What would it mean to the industry if Microsoft Corp. is required to "auction off" its Windows source code -- as 19 state attorney generals are expected to propose as they enter settlement discussions with Microsoft and the Department of Justice this week?
It all depends on what is meant by auctioning, say industry participants, who began debating the merits of the idea across discussion forums almost as soon as The Seattle Times reported on Sunday the existence of the states' plan called "Remedies Re: Microsoft Litigation." Representatives from the state attorneys general suing Microsoft, the DoJ and Microsoft are scheduled to meet Tuesday in Washington, D.C., in an attempt to commence bashing out a settlement before the trial resumes in late April or early May. Microsoft has already hinted it is willing to make concessions in some of its OEM, ISP and Internet Content Provider contract provisions. But at least so far, Microsoft has not come forward with an offer for a more liberal Windows licensing model.
Some industry players are interpreting the auction proposal suggested by the state attorneys general as a requirement that Microsoft sell the rights to Windows to one or more software providers so that there would be multiple sources from which OEMs, software vendors and customers could license or buy Windows. Such an idea builds on a remedy suggested informally by some at the start of the DoJ vs. Microsoft antitrust trial, via which different Microsoft product divisions would be authorised to license Windows, thereby creating competition within Microsoft's own walls.
But other industry watchers note that the auctioning idea put forth by the states is only a precursor to a more radical plan, one which could result in Microsoft morphing into an open-source software vendor. The Software & Information Industry Association (SIIA) in a recent white paper suggested as a possible remedy that Microsoft be required to recast itself as an open source vendor. Via this model, the one under which Linux vendors communally enhance their multiple Linux distributions, Microsoft and other Windows licensees would work together to enhance and maintain Windows. The state attorneys general suggest the open source remedy as an alternative to Windows auctioning in their white paper, according to The Seattle Times story.
If Microsoft were to adhere to the open-source model, one potential worry, the potential for the creation incompatible Windows distributions, would be lessened. If Microsoft, instead, merely licenses Windows to one or more entities--with no further involvement in terms of enhancing the product while keeping multiple versions of the source base in step -- the result would almost certainly be proliferation of multiple, incompatible Windows releases. Microsoft's version of Windows would likely be the most up-to-date and end up as the release preferred by most licensees and/or purchasers by default.
Currently, Microsoft is the sole licensor of Windows source code, a limitation which was mentioned by at least one OEM during the DOJ vs.
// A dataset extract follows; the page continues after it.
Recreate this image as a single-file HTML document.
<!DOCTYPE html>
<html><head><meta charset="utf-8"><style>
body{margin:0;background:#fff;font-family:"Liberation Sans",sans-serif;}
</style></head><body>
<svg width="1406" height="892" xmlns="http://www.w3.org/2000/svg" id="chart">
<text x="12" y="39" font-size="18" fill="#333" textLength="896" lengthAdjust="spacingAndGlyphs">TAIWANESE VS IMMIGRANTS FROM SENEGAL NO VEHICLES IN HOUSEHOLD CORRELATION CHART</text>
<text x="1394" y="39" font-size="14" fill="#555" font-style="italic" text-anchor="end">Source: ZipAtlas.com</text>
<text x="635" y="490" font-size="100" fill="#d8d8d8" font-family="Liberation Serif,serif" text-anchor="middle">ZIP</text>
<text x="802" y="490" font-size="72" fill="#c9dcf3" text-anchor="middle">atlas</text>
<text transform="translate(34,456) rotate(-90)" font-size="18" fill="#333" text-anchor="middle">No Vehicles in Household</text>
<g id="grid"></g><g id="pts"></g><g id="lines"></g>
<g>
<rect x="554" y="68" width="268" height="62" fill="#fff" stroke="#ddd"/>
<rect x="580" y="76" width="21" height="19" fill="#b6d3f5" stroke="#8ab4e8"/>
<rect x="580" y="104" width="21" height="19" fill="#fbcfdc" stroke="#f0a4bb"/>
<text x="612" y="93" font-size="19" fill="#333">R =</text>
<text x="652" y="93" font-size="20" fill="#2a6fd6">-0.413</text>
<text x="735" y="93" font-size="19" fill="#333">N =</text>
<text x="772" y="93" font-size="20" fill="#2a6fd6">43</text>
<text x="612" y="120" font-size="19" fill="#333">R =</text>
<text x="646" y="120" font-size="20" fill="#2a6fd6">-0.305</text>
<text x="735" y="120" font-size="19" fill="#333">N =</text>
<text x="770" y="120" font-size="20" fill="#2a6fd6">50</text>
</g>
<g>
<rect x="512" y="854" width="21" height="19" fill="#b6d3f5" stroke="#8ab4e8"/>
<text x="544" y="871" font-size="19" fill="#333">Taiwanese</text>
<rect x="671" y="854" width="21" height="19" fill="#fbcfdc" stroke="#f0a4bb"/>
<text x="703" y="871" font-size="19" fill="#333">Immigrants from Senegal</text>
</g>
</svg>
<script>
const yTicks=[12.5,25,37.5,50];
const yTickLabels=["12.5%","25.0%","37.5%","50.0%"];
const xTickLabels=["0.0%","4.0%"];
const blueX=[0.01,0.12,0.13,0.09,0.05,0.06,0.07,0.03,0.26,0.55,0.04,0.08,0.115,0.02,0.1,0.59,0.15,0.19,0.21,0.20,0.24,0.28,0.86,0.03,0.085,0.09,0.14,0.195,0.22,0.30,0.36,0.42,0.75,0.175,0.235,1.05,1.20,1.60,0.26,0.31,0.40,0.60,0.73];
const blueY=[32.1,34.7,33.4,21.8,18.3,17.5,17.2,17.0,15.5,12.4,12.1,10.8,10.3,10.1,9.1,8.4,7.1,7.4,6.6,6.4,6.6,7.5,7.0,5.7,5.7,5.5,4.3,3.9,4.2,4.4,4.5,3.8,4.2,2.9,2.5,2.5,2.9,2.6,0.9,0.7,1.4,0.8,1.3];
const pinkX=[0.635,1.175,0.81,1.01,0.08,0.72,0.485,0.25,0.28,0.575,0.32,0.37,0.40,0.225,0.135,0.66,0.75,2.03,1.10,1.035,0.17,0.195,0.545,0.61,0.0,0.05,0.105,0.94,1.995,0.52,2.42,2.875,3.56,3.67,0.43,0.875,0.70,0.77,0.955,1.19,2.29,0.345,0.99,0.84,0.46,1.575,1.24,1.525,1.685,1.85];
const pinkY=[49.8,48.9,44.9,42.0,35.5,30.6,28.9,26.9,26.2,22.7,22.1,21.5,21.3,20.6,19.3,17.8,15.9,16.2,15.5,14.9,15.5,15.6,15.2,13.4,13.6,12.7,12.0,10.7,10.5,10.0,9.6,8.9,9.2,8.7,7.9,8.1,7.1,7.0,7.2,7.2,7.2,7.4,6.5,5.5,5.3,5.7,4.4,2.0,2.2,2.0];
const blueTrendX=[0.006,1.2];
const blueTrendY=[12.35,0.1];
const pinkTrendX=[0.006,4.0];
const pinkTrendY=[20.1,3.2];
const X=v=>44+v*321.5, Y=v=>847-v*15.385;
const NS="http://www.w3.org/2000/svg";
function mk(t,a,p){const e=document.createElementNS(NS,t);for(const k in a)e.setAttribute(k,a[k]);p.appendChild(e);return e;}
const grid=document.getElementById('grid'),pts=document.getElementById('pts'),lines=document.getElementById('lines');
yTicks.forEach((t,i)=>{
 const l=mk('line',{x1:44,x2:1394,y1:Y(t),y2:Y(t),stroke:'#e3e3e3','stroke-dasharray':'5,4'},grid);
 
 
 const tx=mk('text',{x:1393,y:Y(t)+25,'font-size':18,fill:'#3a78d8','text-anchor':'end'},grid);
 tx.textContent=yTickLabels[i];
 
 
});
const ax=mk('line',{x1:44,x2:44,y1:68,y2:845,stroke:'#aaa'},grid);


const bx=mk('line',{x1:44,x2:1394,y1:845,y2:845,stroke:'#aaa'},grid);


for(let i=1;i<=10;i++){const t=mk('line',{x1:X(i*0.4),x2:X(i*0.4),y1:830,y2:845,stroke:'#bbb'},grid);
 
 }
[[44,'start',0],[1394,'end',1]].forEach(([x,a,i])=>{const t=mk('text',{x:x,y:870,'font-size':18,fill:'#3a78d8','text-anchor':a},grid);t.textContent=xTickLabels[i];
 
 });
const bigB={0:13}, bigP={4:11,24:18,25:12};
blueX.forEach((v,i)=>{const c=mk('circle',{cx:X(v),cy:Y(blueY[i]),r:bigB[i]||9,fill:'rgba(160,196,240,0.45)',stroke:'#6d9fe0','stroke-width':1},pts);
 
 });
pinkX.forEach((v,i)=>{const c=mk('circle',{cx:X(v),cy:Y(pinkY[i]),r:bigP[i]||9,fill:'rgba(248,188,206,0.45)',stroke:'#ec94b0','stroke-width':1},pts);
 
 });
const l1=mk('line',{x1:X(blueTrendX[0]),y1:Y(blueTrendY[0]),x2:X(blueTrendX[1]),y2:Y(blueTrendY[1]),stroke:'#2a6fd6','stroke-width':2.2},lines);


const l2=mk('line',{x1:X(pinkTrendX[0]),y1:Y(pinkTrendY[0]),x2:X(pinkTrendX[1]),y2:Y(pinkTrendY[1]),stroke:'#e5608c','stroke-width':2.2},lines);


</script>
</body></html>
Microsoft case. Hewlett-Packard Co. executive John Romano, who told Microsoft officials in an email message that, "If we [HP] had a choice of another supplier, based on your actions in this area, I can assure you that you would not be our supplier of choice."
Microsoft steadfastly has denied that it uses Windows licensing as a club. In fact, company officials characterise its source-code licensing policies as fairly liberal, with top brass from CEO Bill Gates on down hinting that the company is contemplating when and if it should open up elements of its Windows and NT source code.
In a recent interview, group product manager Ed Muth noted that Microsoft has source-code licensing agreements in place with more than 50 laboratories and computer-science schools around the world. Muth said that Microsoft's source-code licensing policies are similar to the community source licensing terms recently announced by Sun Microsystems Inc, meaning these licensees are not authorised to sell Microsoft's source code or derivative works based on its source code.
But companies who have been on the other side of the Windows license say that Microsoft is becoming increasingly restrictive in licensing Windows. Two lawsuits within the past year -- Bristol Technology Inc. vs. Microsoft and AT&T vs. Microsoft both revolved around Microsoft's allegedly restrictive source-code licensing policies.
Some industry players say the operating systems playing field could be levelled if Microsoft simply licensed or published all of its Win32 application programming interfaces (APIs), rather than Windows in its entirety. Free Software Foundation founder Richard Stallman recently proposed Microsoft be required to publish all of its Windows protocols, file formats and interfaces.
Microsoft, for its part, maintains its Windows interfaces already are open and publicly available. As various developers have demonstrated in recent years, however, that not all of the Windows APIs currently are documented. The state attorneys general suggest Microsoft be obligated to make full source code disclosures as part of settlement concessions, as well, according to The Seattle Times' report.